1. Exercise zaps belly fat.
It's the easiest way to beat the bulge, period. "Regular moderate- to high-intensity aerobic exercise has the greatest impact on reducing ab fat -- the dangerous fat that ups your risk of diabetes and heart disease," says Olson. Exercise is the ultimate middle manager because it lowers levels of cortisol, a hormone that has been linked to ab fat. In fact, women with the most cortisol in their system have higher BMIs and bigger bellies than those with moderate amounts of the hormone, found a University of California at San Francisco study.
2. Exercise controls calories.
"It's pretty simple: You need to burn more calories than you consume in order to lose weight," says Nancy Snyderman, MD, a FITNESS advisory board member, editor-in-chief of BeWell.com, and chief medical editor for NBC news. Regular exercise blasts excess calories that would otherwise be stored as fat. "Plus, you continue to burn calories even in the hours following your workout," says Dr. Snyderman.
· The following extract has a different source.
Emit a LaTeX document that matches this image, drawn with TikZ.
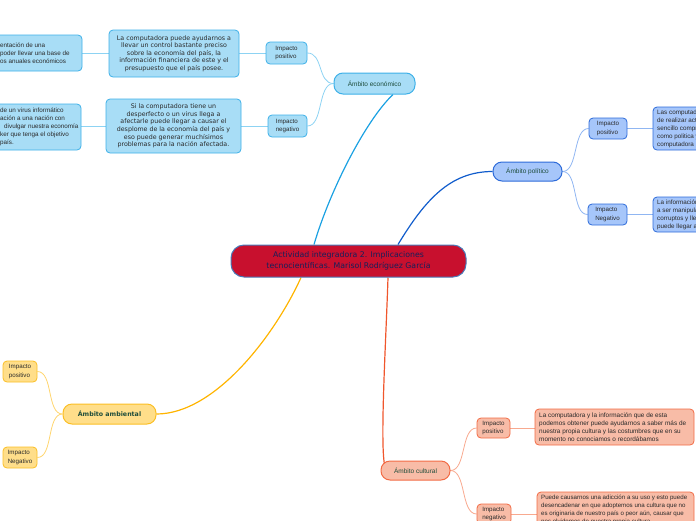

3. Exercise keeps lost pounds MIA.
"Ninety percent of people who have successfully lost weight and kept it off for a year do about an hour of physical activity a day," says John Porcari, PhD, a FITNESS advisory board member and a professor of exercise and sports medicine at the University of Wisconsin-La Crosse. Exercise is even prescribed by docs for people who have undergone weight-loss surgery to help them hold onto their newly thin figures.
4. Exercise boosts metabolism.
Yes, you'll lose fat when you diet without exercising, but you'll also lose muscle, which means you'll burn fewer calories. The more muscle you have, the higher your metabolism and the more calories you'll torch.
5. Exercise trims inches.
The number on the scale doesn't tell the whole truth, says FITNESS advisory board member Jari Love, a certified personal trainer and fitness DVD star: "When you shed fat and gain muscle you may lose inches and drop sizes without losing actual pounds." For instance, if you gain 3 pounds of lean muscle and lose 4 pounds of fat, you've actually experienced a 7-pound improvement in your body condition, despite the scale only showing 1 pound of weight loss.
6. Exercise curbs emotional eating.
"Working out has been proven time and time again to help regulate mood, which has a direct effect on people who eat when they're stressed or upset," says Robert E. Thayer, PhD, a professor of psychology at California State University, Long Beach. Translation: When you're already in your happy place you don't need Ben & Jerry to lead the way.
7. Exercise creates a healthy chain reaction.
There's a reason you find juice bars at the gym: "Healthy habits tend to cluster together," says Boston-based psychologist Eric Endlich, PhD. "When people make positive changes, like getting more exercise, they tend to work on other health improvements as well, such as eating better." The result? Weight loss.
8. Exercise brings on the fun.
Let's face it: Rock-climbing is way more exciting than eating a celery stick. That's why it's easier to be active to stay slim than to maintain a strict diet. "If you look at people who incorporate exercise successfully in their lives, they've found something they truly enjoy," says Dr. Snyderman.
9. Exercise stops hunger.
People who exercise and diet are actually less hungry than those who only diet, according to a study in the journal Obesity. Bonus: Your self-restraint is higher, too.
10. Exercise ups energy.
Regular physical activity increases stamina by boosting the body's production of energy-promoting neurotransmitters, studies show. That pep gives you even more motivation to get moving and shed pounds. When was the last time diet alone did all that?